What is Insertion Loss?

To understand insertion loss, we can conduct a simple experiment. As shown in the diagram, this is a typical PCB with a standard trace. For testing purposes, I soldered SMA connectors to both ends and measured the trace’s resistance using a multimeter, which read 0 ohms.

Next, we need a network analyzer. By connecting the two ports of the network analyzer to the PCB’s SMA connectors, we create a loop. The analyzer sends a sine wave from one end and receives it at the other.

Logically, the output sine wave and the received sine wave should have identical amplitudes. However, in reality, this is not the case. The network analyzer measures the amplitude (power) at both ports and generates a report. When examining the report, at a frequency of 3GHz, we see a gain reduction of 1.4dB. This means that after passing through the PCB, the sine wave’s amplitude is only about 72% of the original, with the remaining 28% lost in the PCB trace. This loss is known as insertion loss.

Why Does Low-Resistance Tracing Still Cause Loss?

Even though the trace resistance is nearly zero, the signal still attenuates. Insertion loss primarily comprises three components:

1. Dielectric Loss: Under an electric field, insulating materials experience energy loss due to dielectric conduction and polarization lag. Simply put, part of the signal’s energy is absorbed by the PCB’s substrate, similar to how food absorbs electromagnetic waves in a microwave.
2. Conductor Loss: Skin effect occurs when alternating current flows through a conductor, causing current to concentrate in a thin layer near the conductor’s surface. High-frequency current typically flows along the conductor’s surface, reducing the effective cross-sectional area and increasing resistance. Additionally, the surface of copper foil is not perfectly smooth; microscopic irregularities increase the current path length, further adding to the series resistance and resulting in additional loss.
   
3. Radiation Loss: Any wire can act as an antenna, radiating part of the energy and leading to signal attenuation.

These three types of losses contribute to signal attenuation or distortion in PCB traces. The test report also shows that insertion loss is positively correlated with sine wave frequency—the higher the frequency, the greater the loss. Insertion loss compromises signal integrity, as any square wave signal can be decomposed into multiple sine waves of varying frequencies. While low-frequency components pass through the trace effectively, high-frequency components attenuate significantly, resulting in a distorted square wave at the output.

Typically, the frequencies of square waves used in applications such as UART or SPI are relatively low (often only tens of MHz). Even if the high-frequency components are attenuated, the signal distortion is minimal. However, at higher frequencies, such as those used in DDR signals in the tens of GHz, insertion loss becomes a critical concern.

How to Reduce Insertion Loss

How can we reduce insertion loss? To address this, we conducted an experimental test comparing the effects of different materials and trace lengths. In the experiment, we used 9cm FR-4 material, 9cm Teflon material, and 27cm FR-4 material for comparison.
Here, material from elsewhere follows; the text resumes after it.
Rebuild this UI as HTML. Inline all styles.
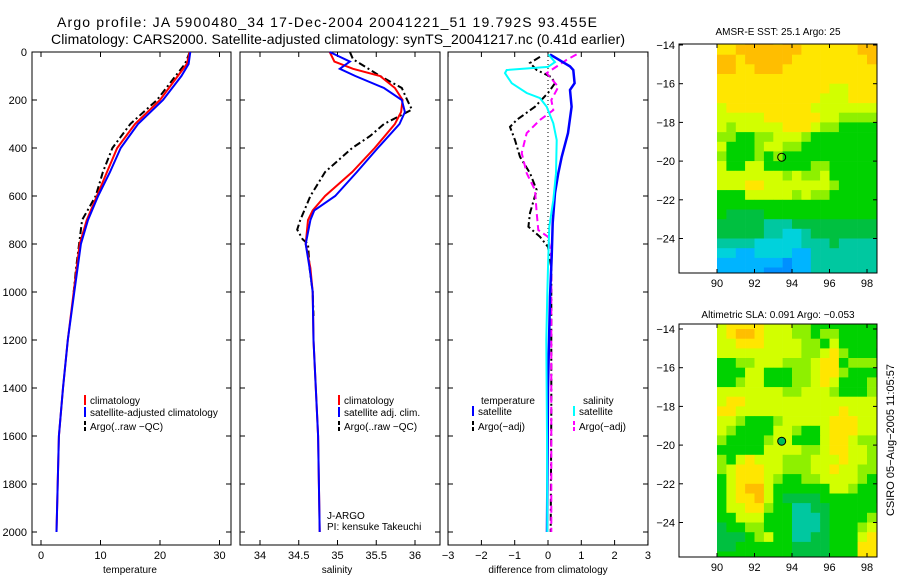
<!DOCTYPE html>
<html><head><meta charset="utf-8"><style>
body{margin:0;background:#fff}
svg{display:block;font-family:"Liberation Sans",sans-serif}
</style></head><body>
<svg id="s" width="900" height="580" xmlns="http://www.w3.org/2000/svg">
<text x="57" y="27" font-size="14" textLength="540">Argo profile: JA 5900480_34 17-Dec-2004 20041221_51 19.792S 93.455E</text>
<text x="51" y="44" font-size="14" textLength="574">Climatology: CARS2000. Satellite-adjusted climatology: synTS_20041217.nc (0.41d earlier)</text>
<text x="130" y="573" font-size="10" text-anchor="middle">temperature</text>
<text x="337" y="573" font-size="10" text-anchor="middle">salinity</text>
<text x="548" y="573" font-size="10" text-anchor="middle">difference from climatology</text>
<text x="327" y="519" font-size="10">J-ARGO</text>
<text x="327" y="530" font-size="10">PI: kensuke Takeuchi</text>
<text x="778" y="35" font-size="10" text-anchor="middle">AMSR-E SST: 25.1 Argo: 25</text>
<text x="778" y="318" font-size="10" text-anchor="middle">Altimetric SLA: 0.091 Argo: −0.053</text>
<text transform="translate(894,440) rotate(-90)" font-size="11" text-anchor="middle">CSIRO 05−Aug−2005 11:05:57</text>
</svg>
<script>
// ---- data ----
const tDepth=[0,50,100,200,300,400,500,600,700,800,1000,1200,1400,1600,1800,2000];
const tClim=[25.0,24.5,23.0,20.0,15.8,12.8,11.1,9.4,7.7,6.5,5.5,4.5,3.7,3.0,2.8,2.6];
const tSat=[25.1,24.8,23.6,20.5,16.3,13.4,11.6,9.6,7.9,6.7,5.6,4.5,3.7,3.0,2.8,2.6];
const aDepth=[0,50,100,200,300,400,500,600,700,800,900,1000];
const tArgo=[25.0,24.2,22.6,19.5,15.0,12.0,10.4,9.2,6.9,6.4,5.9,5.5];
const sDepth=[0,40,70,100,150,200,250,300,400,500,600,660,700,800,900,1000,1200,1400,1600,1800,2000];
const sClim=[34.9,34.96,35.2,35.55,35.74,35.84,35.82,35.74,35.48,35.19,34.84,34.68,34.62,34.59,34.65,34.68,34.69,34.72,34.75,34.76,34.77];
const sSat=[34.9,35.16,35.03,35.23,35.6,35.83,35.87,35.8,35.52,35.25,34.97,34.7,34.65,34.59,34.64,34.68,34.69,34.72,34.75,34.76,34.77];
const saDepth=[0,30,100,150,200,240,300,350,400,500,600,700,740,780,800,900,1000,1100];
const sArgo=[35.16,35.2,35.55,35.83,35.9,35.96,35.6,35.42,35.19,34.84,34.65,34.52,34.48,34.55,34.62,34.64,34.68,34.69];
const dDepth=[10,60,75,130,158,228,338,437,505,588,712,853,1020,1400,2000];
const dTempSat=[0.06,0.66,0.76,0.8,0.66,0.71,0.6,0.41,0.31,0.21,0.14,0.11,0.06,0.0,-0.03];
const dcDepth=[10,42,62,75,88,130,171,192,228,297,367,505,617,728,853,1005,1200,1600,2000];
const dSalSat=[0.01,0.21,0.0,-1.24,-1.29,-1.09,-0.64,-0.24,-0.04,0.16,0.26,0.24,0.16,0.04,0.01,-0.02,-0.05,-0.03,-0.02];
const dmDepth=[10,33,88,146,200,242,283,338,421,505,575,671,742,770,853,1020,1500,2000];
const dSalArgo=[0.86,0.56,-0.04,0.31,0.1,0.16,-0.24,-0.64,-0.79,-0.64,-0.39,-0.34,-0.29,0.0,0.1,0.1,0.1,0.1];
const dkDepth=[20,46,75,104,130,171,228,283,312,367,437,505,575,671,728,770,812,900,1500,2000];
const dTempArgo=[-0.24,-0.54,-0.34,0.1,0.21,0.0,-0.39,-0.94,-1.14,-0.99,-0.84,-0.54,-0.34,-0.54,-0.59,-0.24,0.0,0.1,0.1,0.08];
const depthTicks=[0,200,400,600,800,1000,1200,1400,1600,1800,2000];
const tTicks=[0,10,20,30];
const sTicks=[34,34.5,35,35.5,36];
const dTicks=[-3,-2,-1,0,1,2,3];
const sstGrid=["888999898888999999","889999999888888999","998999998888888899","998899988888888888","888888888888888888","888888888888778888","888888888887778888","788888888877777777","777778888887766666","767777788876655555","665566777655555555","755567766555555555","655565655555555555","755775555566555555","777777767667555555","777887777777655555","555777776766555555","555555555555555555","544445555555555554","444443334444444444","444443322344444444","333322222333433333","221122221133333333","111111101133333333","111110001133333333"];
const slaGrid=["788887776655555555","789987776656655555","778887777665755556","777777777667865555","556677766678856665","555775556678865556","556775556678755566","777777766777655567","788777777777777777","887777777777787777","776555677777888777","765555776557888777","655556775557887666","555557777667887766","657877766677787766","678887766677877666","578887655667777655","578997555555776555","578897544445555555","577886553344555556","557775553334555567","455665553334555678","444567553344555789","445555554444555889","555555554444555889"];
const lonTicks=[90,92,94,96,98];
const latTicks=[-14,-16,-18,-20,-22,-24];
const floatLon=93.45, floatLat=-19.8;

// ---- drawing ----
const svg=document.getElementById('s');
const NS='http://www.w3.org/2000/svg';
function mk(tag,at,parent){const e=document.createElementNS(NS,tag);for(const k in at)e.setAttribute(k,at[k]);(parent||svg).appendChild(e);return e;}
const Y0=52, YS=0.24, PB=545;
const yD=d=>Y0+d*YS;
const panels=[
 {name:'temperature',x0:32,x1:231,xs:v=>41+v*5.95,ticks:tTicks,lab:v=>String(v),ylab:true},
 {name:'salinity',x0:240,x1:440,xs:v=>260+(v-34)*77.5,ticks:sTicks,lab:v=>String(v),ylab:false},
 {name:'difference',x0:448,x1:648,xs:v=>548+v*33.3,ticks:dTicks,lab:v=>v<0?'−'+(-v):String(v),ylab:false}
];
panels.forEach(p=>{
 const g=mk('g',{});
 
 
 p.g=g;
 p.ticks.forEach(v=>{const x=p.xs(v);
  const t1=mk('line',{x1:x,x2:x,y1:PB,y2:PB-5,stroke:'#000'},g);
  
  mk('line',{x1:x,x2:x,y1:Y0,y2:Y0+5,stroke:'#000'},g);
  const t=mk('text',{x:x,y:PB+14,'font-size':11,'text-anchor':'middle'},g);t.textContent=p.lab(v);
  });
 depthTicks.forEach(d=>{const y=yD(d);
  mk('line',{x1:p.x0,x2:p.x0+5,y1:y,y2:y,stroke:'#000'},g);
  mk('line',{x1:p.x1,x2:p.x1-5,y1:y,y2:y,stroke:'#000'},g);
  if(p.ylab){const t=mk('text',{x:p.x0-5,y:y+4,'font-size':11,'text-anchor':'end'},g);t.textContent=d;
   }});
 const f=mk('rect',{x:p.x0,y:Y0,width:p.x1-p.x0,height:PB-Y0,fill:'none',stroke:'#000','stroke-width':1},g);
 
});
function line(p,xs,ds,color,dash,name,w){
 const pts=xs.map((v,i)=>p.xs(v).toFixed(1)+','+yD(ds[i]).toFixed(1)).join(' ');
 const e=mk('polyline',{points:pts,fill:'none',stroke:color,'stroke-width':w||2,'stroke-dasharray':dash||'none'},p.g);
 
}
const DASH='7,3,2,3';
line(panels[0],tArgo,aDepth,'#000',DASH,'temp-argo-line');
line(panels[0],tClim,tDepth,'#f00','','temp-climatology-line');
line(panels[0],tSat,tDepth,'#00f','','temp-satellite-line');
line(panels[1],sArgo,saDepth,'#000',DASH,'sal-argo-line');
line(panels[1],sClim,sDepth,'#f00','','sal-climatology-line');
line(panels[1],sSat,sDepth,'#00f','','sal-satellite-line');
const zl=mk('line',{x1:548,x2:548,y1:Y0,y2:yD(820),stroke:'#000','stroke-dasharray':'1,3'},panels[2].g);

line(panels[2],dTempArgo,dkDepth,'#000',DASH,'diff-temp-argo-line');
line(panels[2],dSalArgo,dmDepth,'#f0f','7,4','diff-sal-argo-line');
line(panels[2],dTempSat,dDepth,'#00f','','diff-temp-satellite-line',2.5);
line(panels[2],dSalSat,dcDepth,'#0ff','','diff-sal-satellite-line');
function leg(x,y,color,dash,text,name){
 const g=mk('g',{});
 if(color)mk('line',{x1:x,x2:x,y1:y-9,y2:y+1,stroke:color,'stroke-width':2,'stroke-dasharray':dash||'none'},g);
 const t=mk('text',{x:x+5,y:y,'font-size':10},g);t.textContent=text;
}
leg(85,404,'#f00','','climatology','legend-climatology');
leg(85,416,'#00f','','satellite-adjusted climatology','legend-satellite');
leg(85,430,'#000','4,2','Argo(..raw −QC)','legend-argo');
leg(339,404,'#f00','','climatology','legend2-climatology');
leg(339,416,'#00f','','satellite adj. clim.','legend2-satellite');
leg(339,430,'#000','4,2','Argo(..raw −QC)','legend2-argo');
leg(476,404,null,'','temperature','legend3-temperature-head');
leg(473,415,'#00f','','satellite','legend3-temp-satellite');
leg(473,430,'#000','4,2','Argo(−adj)','legend3-temp-argo');
leg(578,404,null,'','salinity','legend3-salinity-head');
leg(574,415,'#0ff','','satellite','legend3-sal-satellite');
leg(574,430,'#f0f','4,2','Argo(−adj)','legend3-sal-argo');
const cmap=['#0090ff','#00b4ff','#00d2dc','#00c8a0','#00c040','#00d200','#8ef000','#d2ff00','#ffe600','#ffbe00'];
function map(name,grid,top,bot,latRef,filled){
 const x0=679,x1=877, lx=v=>717+(v-90)*18.75, ly=v=>latRef+(-14-v)*19.35;
 const g=mk('g',{});
 const cp='clip-'+name;const c=mk('clipPath',{id:cp},g);mk('rect',{x:x0,y:top,width:x1-x0,height:bot-top},c);
 const cg=mk('g',{'clip-path':'url(#'+cp+')'},g);
 grid.forEach((row,r)=>{for(let k=0;k<row.length;k++){
  const la=-13.75-r*0.5, lo=90+k*0.5;
  const cell=mk('rect',{x:lx(lo).toFixed(1),y:ly(la+0.25).toFixed(1),width:9.6,height:10,fill:cmap[+row[k]]},cg);
  }});
 lonTicks.forEach(v=>{const x=lx(v);mk('line',{x1:x,x2:x,y1:bot,y2:bot-4,stroke:'#000'},g);mk('line',{x1:x,x2:x,y1:top,y2:top+4,stroke:'#000'},g);
  const t=mk('text',{x:x,y:bot+14,'font-size':11,'text-anchor':'middle'},g);t.textContent=v;
  });
 latTicks.forEach(v=>{const y=ly(v);mk('line',{x1:x0,x2:x0+4,y1:y,y2:y,stroke:'#000'},g);mk('line',{x1:x1,x2:x1-4,y1:y,y2:y,stroke:'#000'},g);
  const t=mk('text',{x:x0-4,y:y+4,'font-size':11,'text-anchor':'end'},g);t.textContent='−'+(-v);
  });
 mk('rect',{x:x0,y:top,width:x1-x0,height:bot-top,fill:'none',stroke:'#000'},g);
 const m=mk('circle',{cx:lx(floatLon),cy:ly(floatLat),r:4,fill:filled?'#00be5a':'none',stroke:'#000'},g);
 
}
map('sst-map',sstGrid,44,273,45,false);
map('sla-map',slaGrid,324,557,329,true);
</script>
</body></html>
Based on the experimental results, it is evident that the insertion loss of Teflon material PCB is lower than that of FR-4 material, while the third PCB has the highest insertion loss. Thus, we can draw the following two conclusions:

1. The shorter the trace length of the PCB, the smaller the insertion loss.
2. Changing the PCB substrate material can also reduce insertion loss.

However, what we are mainly reducing here is the dielectric loss, which indirectly decreases the insertion loss. This leads us to the question: how can I determine which substrate material to use to reduce insertion loss? The answer is simple; we should focus on the dielectric constant and the loss tangent of the material. Generally, the lower the dielectric constant and the loss tangent, the smaller the insertion loss. For example, the dielectric constant of FR-4 is 4.2-4.8, and the loss tangent is 0.014-0.02, while the dielectric constant of Teflon is 2.55-2.94, and the loss tangent is 0.0016-0.0019. The difference is significant.
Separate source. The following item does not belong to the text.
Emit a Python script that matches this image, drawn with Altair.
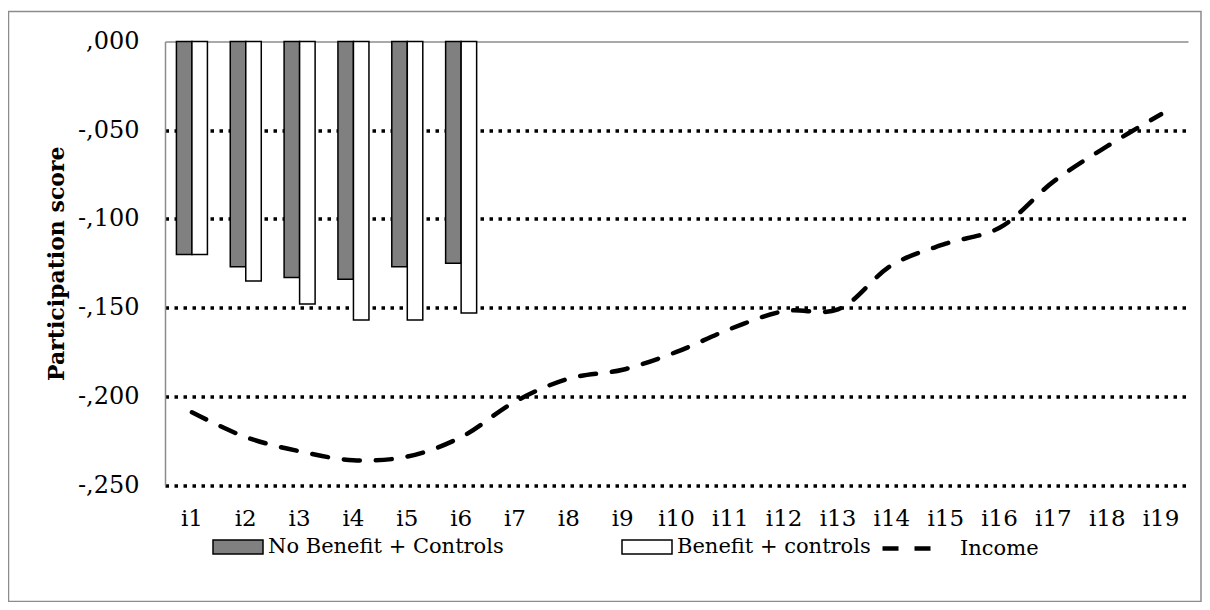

Balancing Material Selection and Cost

While low-insertion-loss materials can significantly improve signal integrity, cost considerations are also important. High-quality materials like Teflon often cost 5 to 10 times more than FR-4. In most cases, cost control remains a priority, and even PCBs with numerous high-speed signals, such as those in motherboards and graphics cards, typically use FR-4 as the standard material.
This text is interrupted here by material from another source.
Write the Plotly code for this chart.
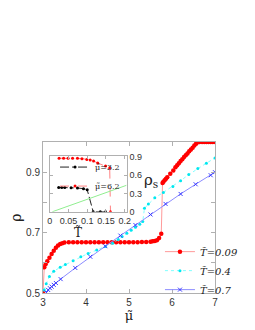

To mitigate the signal attenuation caused by FR-4, chip manufacturers often incorporate pre-emphasis circuitry. Although high-frequency components tend to attenuate, boosting them at the transmission end ensures that the received signal remains intact even after attenuation. As a result, FR-4 remains the recommended material for high-speed digital circuits, provided that trace lengths are kept within reasonable limits to avoid excessive attenuation.

Conclusion

In high-speed PCB design, insertion loss is a significant factor affecting signal integrity. Although low-insertion-loss materials can enhance signal transmission quality, cost-effectiveness must also be considered. By carefully selecting PCB substrates and optimizing trace design, it is possible to strike a balance between performance and cost, ensuring both signal integrity and system reliability.